La paura è un’emozione provata in tutto il regno animale: la sua funzione è di preparare l’organismo, nel suo insieme di psiche e soma, ad affrontare un pericolo mettendo in atto comportamenti di risposta all’evento temuto: generalmente l’attacco o la fuga. Maggiore è la minaccia percepita, tanto maggiore sarà l’intensità di questi meccanismi preparatori. Sotto stress, la nostra capacità di proiettarci con la mente e con la memoria nel passato e nel futuro ci rende vulnerabili alla stessa emozione che dovrebbe garantirci la sopravvivenza: la paura.

Nell’attacco di panico si focalizza l’attenzione sui propri stati interni fisiologici in relazione alla paura. Nel corso di un attacco di panico il mondo appare strano: le cose appaiono diverse dal solito, il corpo diventa leggero e pesante allo stesso tempo…è come se la mente cercasse una via di fuga. La testa diventa pesante, il corpo è pervaso da brividi e tremori come se stesse accadendo qualcosa di terribile. Fiato corto, gambe pesanti, battito accelerato che rimbomba nelle orecchie come accade prima di uno svenimento che però non arriva mai. Il panico ti lascia lì spaventato, sudato e pallido; non puoi fare nulla se non aspettare che tutto passi. In fondo non si muore per un attacco di panico nonostante i sintomi possano far pensare ad un attacco cardiaco o ad una crisi respiratoria.

Il pensiero che consegue a questa esperienza è quello di impazzire: un’apprensione che si sviluppa di fronte ad un’emozione così prorompente, arcaica e basilare che nel panico si sviluppa alla massima potenza il più delle volte senza un motivo apparente: la paura profonda e viscerale.

Quando si ha un attacco di panico la paura si impossessa di noi, ma non si tratta di una paura per un oggetto o una situazione al di fuori di noi di fronte alla quale si può fuggire. Si tratta di una paura profonda, viscerale, primitiva dalla quale non si trova una via di uscita. Sono le sensazioni corporee, o stimoli enterocettivi, a far più paura: il proprio battito cardiaco, il proprio respiro, i brividi, in altre parole è l’esperienza del sentire a cambiare.
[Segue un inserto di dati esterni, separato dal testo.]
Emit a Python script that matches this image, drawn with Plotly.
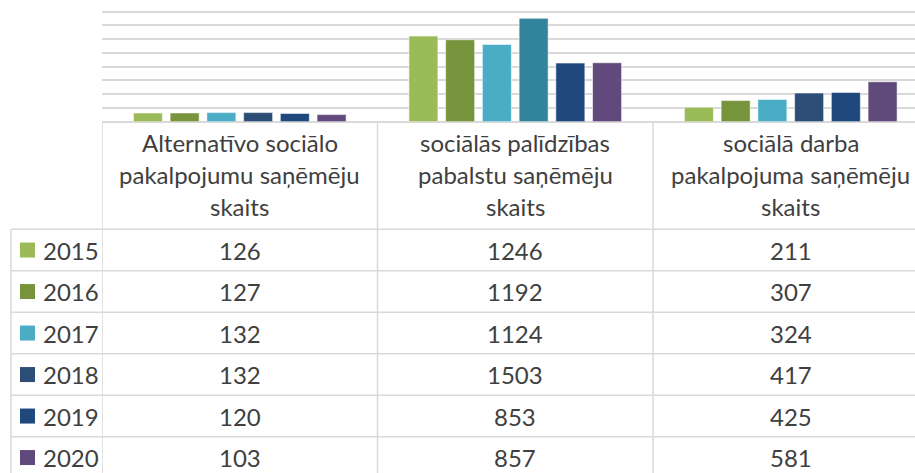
import plotly.graph_objects as go

# ---------------- data ----------------
categories = [
    ["Alternatīvo sociālo", "pakalpojumu saņēmēju", "skaits"],
    ["sociālās palīdzības", "pabalstu saņēmēju", "skaits"],
    ["sociālā darba", "pakalpojuma saņēmēju", "skaits"],
]
years = ["2015", "2016", "2017", "2018", "2019", "2020"]
values_2015 = [126, 1246, 211]
values_2016 = [127, 1192, 307]
values_2017 = [132, 1124, 324]
values_2018 = [132, 1503, 417]
values_2019 = [120, 853, 425]
values_2020 = [103, 857, 581]
series_values = [values_2015, values_2016, values_2017, values_2018, values_2019, values_2020]

legend_colors = ["#9BBB59", "#77933C", "#4BACC6", "#2C4D75", "#1F497D", "#604A7B"]
point_colors = [
    ["#9BBB59"] * 3,
    ["#77933C"] * 3,
    ["#4BACC6"] * 3,
    ["#2C4D75", "#31849B", "#2C4D75"],
    ["#1F497D"] * 3,
    ["#604A7B"] * 3,
]

# ---------------- layout constants (pixels) ----------------
W, H = 915, 473
PLOT_L = 102
CAT_W = 275.5
BASE_Y = 121.7
TOP_Y = 11.7
Y_MAX = 1600
HEADER_BOTTOM = 229.3
ROW_H = 41.5
LEGEND_L = 11
FONT = "Lato"
FS = 24
TXT = "#404040"
GRID = "#D9D9D9"


def py(p):
    return 1 - p / H


def px(p):
    return (p - PLOT_L) / (W - PLOT_L)


# extend the plot area slightly above the top gridline so that it is drawn
EXTRA = 3
units_per_px = Y_MAX / (BASE_Y - TOP_Y)

x_idx = list(range(len(categories)))

fig = go.Figure()
for name, vals, cols in zip(years, series_values, point_colors):
    fig.add_trace(go.Bar(
        x=x_idx, y=vals, name=name,
        marker=dict(color=cols, line=dict(color="rgba(255,255,255,0.55)", width=1)),
        showlegend=False, hoverinfo="x+y+name",
    ))

shapes = []
annotations = []

# horizontal table lines
for i in range(len(years)):
    yy = HEADER_BOTTOM + i * ROW_H
    shapes.append(dict(type="line", xref="paper", yref="paper",
                       x0=px(LEGEND_L), x1=1, y0=py(yy), y1=py(yy),
                       line=dict(color=GRID, width=1.5)))
# vertical table lines
shapes.append(dict(type="line", xref="paper", yref="paper",
                   x0=px(LEGEND_L), x1=px(LEGEND_L), y0=py(HEADER_BOTTOM), y1=0,
                   line=dict(color=GRID, width=1.5)))
for b in [-0.5, 0.5, 1.5]:
    shapes.append(dict(type="line", xref="x", yref="paper",
                       x0=b, x1=b, y0=py(BASE_Y), y1=0,
                       line=dict(color=GRID, width=1.5)))

# header text
LINE_CENTERS = [142.0, 174.5, 206.5]
for i, lines in enumerate(categories):
    for j, t in enumerate(lines):
        annotations.append(dict(x=i, y=py(LINE_CENTERS[j]), xref="x", yref="paper",
                                text=t, showarrow=False, xanchor="center", yanchor="middle",
                                font=dict(family=FONT, size=FS, color=TXT)))

# data rows
for r, (name, vals) in enumerate(zip(years, series_values)):
    cy = HEADER_BOTTOM + (r + 0.5) * ROW_H
    shapes.append(dict(type="rect", xref="paper", yref="paper",
                       x0=px(20), x1=px(35), y0=py(cy - 7.5), y1=py(cy + 7.5),
                       fillcolor=legend_colors[r], line=dict(width=0)))
    annotations.append(dict(x=px(41), y=py(cy), xref="paper", yref="paper",
                            text=name, showarrow=False, xanchor="left", yanchor="middle",
                            font=dict(family=FONT, size=FS, color=TXT)))
    for i, v in enumerate(vals):
        annotations.append(dict(x=i, y=py(cy), xref="x", yref="paper",
                                text=str(v), showarrow=False, xanchor="center", yanchor="middle",
                                font=dict(family=FONT, size=FS, color=TXT)))

fig.update_layout(
    width=W, height=H,
    margin=dict(l=PLOT_L, r=0, t=0, b=0),
    paper_bgcolor="white", plot_bgcolor="white",
    barmode="group", bargap=0.2, bargroupgap=0.21,
    xaxis=dict(range=[-0.5, -0.5 + (W - PLOT_L) / CAT_W], showticklabels=False,
               showgrid=False, zeroline=False, showline=False, ticks=""),
    yaxis=dict(domain=[py(BASE_Y), py(TOP_Y - EXTRA)],
               range=[0, Y_MAX + EXTRA * units_per_px], tick0=0, dtick=200,
               showticklabels=False, showgrid=True, gridcolor=GRID, gridwidth=1.5,
               zeroline=True, zerolinecolor=GRID, zerolinewidth=1.5, ticks=""),
    shapes=shapes, annotations=annotations,
    font=dict(family=FONT, size=FS, color=TXT),
)

fig.write_html("out.html", config={"displayModeBar": False},
               post_script="document.body.style.margin='0px';document.body.style.overflow='hidden';")
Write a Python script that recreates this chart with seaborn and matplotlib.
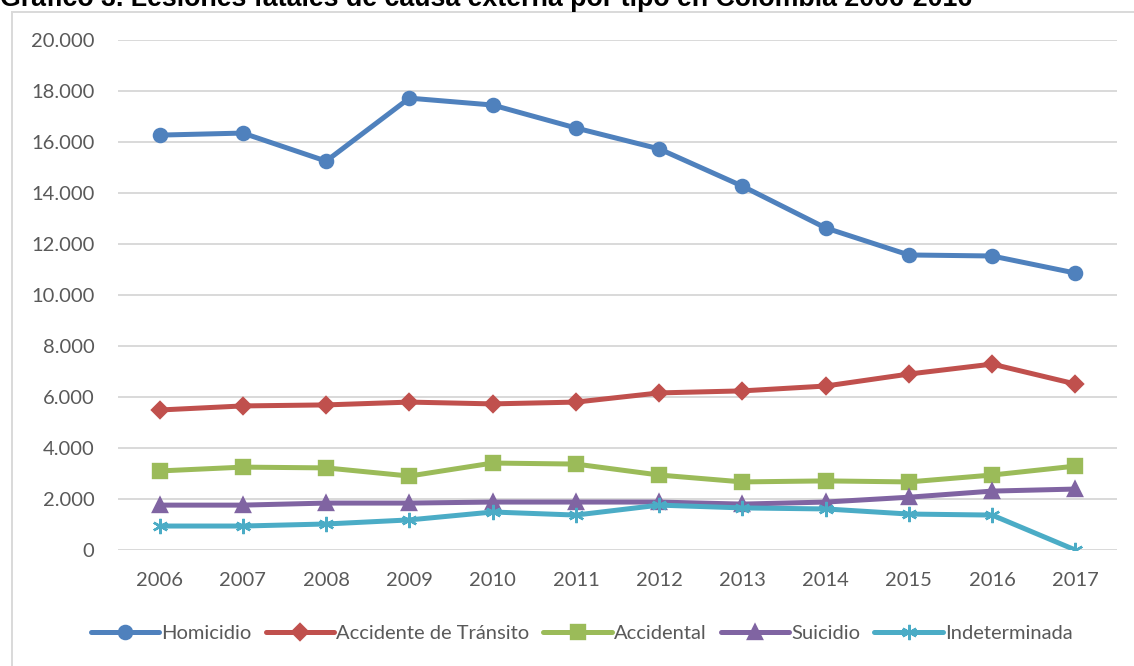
import numpy as np
import pandas as pd
import matplotlib
matplotlib.use('Agg')
import matplotlib.pyplot as plt
import matplotlib.ticker as mticker
from matplotlib.lines import Line2D
import seaborn as sns

# ── data ─────────────────────────────────────────────────────────
years = [2006, 2007, 2008, 2009, 2010, 2011, 2012, 2013, 2014, 2015, 2016, 2017]
homicidio     = [16270, 16350, 15250, 17720, 17450, 16550, 15730, 14270, 12630, 11570, 11530, 10860]
transito      = [5490, 5650, 5690, 5800, 5730, 5800, 6160, 6240, 6430, 6900, 7290, 6510]
accidental    = [3100, 3250, 3220, 2900, 3410, 3370, 2940, 2670, 2710, 2670, 2940, 3290]
suicidio      = [1760, 1760, 1840, 1840, 1880, 1880, 1880, 1800, 1880, 2070, 2310, 2390]
indeterminada = [940, 940, 1020, 1180, 1490, 1370, 1760, 1650, 1610, 1410, 1370, 0]

series_names = ['Homicidio', 'Accidente de Tránsito', 'Accidental', 'Suicidio', 'Indeterminada']
series_vals  = [homicidio, transito, accidental, suicidio, indeterminada]
colors  = ['#4F81BD', '#C0504D', '#9BBB59', '#8064A2', '#4BACC6']
markers = ['o', 'D', 's', '^', (6, 2, 0)]
msizes  = [9.5, 8.5, 9.5, 9.5, 11]

title = 'Gráfico 3. Lesiones fatales de causa externa por tipo en Colombia 2006-2016'

df = pd.DataFrame({'year': years})
for name, vals in zip(series_names, series_vals):
    df[name] = vals
long = df.melt(id_vars='year', var_name='tipo', value_name='valor')

# ── figure ───────────────────────────────────────────────────────
sns.set_style('white')
plt.rcParams['font.family'] = ['Lato', 'DejaVu Sans']

W, H = 1134, 666
fig = plt.figure(figsize=(W / 100, H / 100), dpi=100)
ax = fig.add_axes([118 / W, 1 - 550 / H, (1117 - 118) / W, (550 - 40) / H])

handles = []
for name, c, m, ms in zip(series_names, colors, markers, msizes):
    sub = long[long['tipo'] == name]
    sns.lineplot(data=sub, x='year', y='valor', ax=ax, color=c, linewidth=3.6,
                 marker=m, markersize=ms, markeredgecolor=c, markeredgewidth=1.7,
                 legend=False, zorder=3)
    handles.append(Line2D([0], [0], color=c, linewidth=3.6, marker=m,
                          markersize=ms, markeredgecolor=c, markeredgewidth=1.7))

ax.set_xlim(2005.5, 2017.5)
ax.set_ylim(0, 20000)
ax.set_xticks(years)
ax.set_yticks(np.arange(0, 20001, 2000))
ax.yaxis.set_major_formatter(mticker.FuncFormatter(lambda v, p: f'{int(v):,}'.replace(',', '.')))
ax.grid(axis='y', color='#d9d9d9', linewidth=1.4)
ax.set_axisbelow(True)
for s in ax.spines.values():
    s.set_visible(False)
ax.tick_params(axis='both', length=0, labelsize=14.5, labelcolor='#595959')
ax.tick_params(axis='y', pad=17)
ax.tick_params(axis='x', pad=16)
ax.set_xlabel('')
ax.set_ylabel('')

leg = fig.legend(handles, series_names, loc='center', bbox_to_anchor=(0.513, 1 - 633 / H),
                 ncol=5, frameon=False, fontsize=14.5, handlelength=3.4,
                 handletextpad=0.1, columnspacing=0.7)
for t in leg.get_texts():
    t.set_color('#595959')

# chart border (partly off-canvas, as in the reference)
fig.add_artist(plt.Rectangle((12 / W, -0.05), 1.2, 1 - 12 / H + 0.05,
                             transform=fig.transFigure, fill=False,
                             edgecolor='#d9d9d9', linewidth=1.4))

# title, clipped by the top edge
fig.text(0.0, 1 + 1 / H, title, fontsize=19.3, fontweight='bold', color='black',
         family='Liberation Sans', ha='left', va='center')

fig.savefig('out.png', dpi=100)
Si tratta di un’esperienza che spinge a riflettere sui significati della vita: sentire, vivere, provare emozioni, morire.

Nella fase iniziale gli attacchi vengono accompagnati da uno stato di paura ed ansia associato a sintomi somatici. Questa condizione può manifestarsi sia con uno stato di allerta e minaccia persistente per la propria integrità fisica e psichica, sia come “paura della paura“: ovvero la paura relativa alla possibilità che possa verificarsi di nuovo un attacco di panico in situazioni in cui potrebbe essere difficile da gestire. Questa paura porta ad evitare tutte quelle situazioni che vengono considerate a rischio, in tal modo si limita la propria libertà. Il proprio funzionamento sociale, lavorativo ed affettivo risulta pertanto compromesso.

Solo con il tempo e con l’aiuto di uno specialista si riesce a comprendere come il panico possa essere una delle vie privilegiate per avere quella apertura mentale per conoscersi e conoscere.

I sintomi di cui ci si vorrebbe liberare, non sono mai il reale problema che risiede altrove, in luoghi più profondi. Imparare a gestire l’ansia, gli attacchi di panico e altri sintomi cercando di metterli a tacere, produce scarsi effetti sulla nostra qualità della vita. La psicoterapia è uno strumento che permette di esplorare nel profondo il luogo in cui risiede l’origine di ogni sintomo, lo psicoterapeuta affianca l’individuo nella ricerca di strade nuove ed originali da percorrere per costruire un reale cambiamento nella propria vita. Solo affrontando la funzione del sintomo rendendola nulla si può realmente modificare ed eliminare.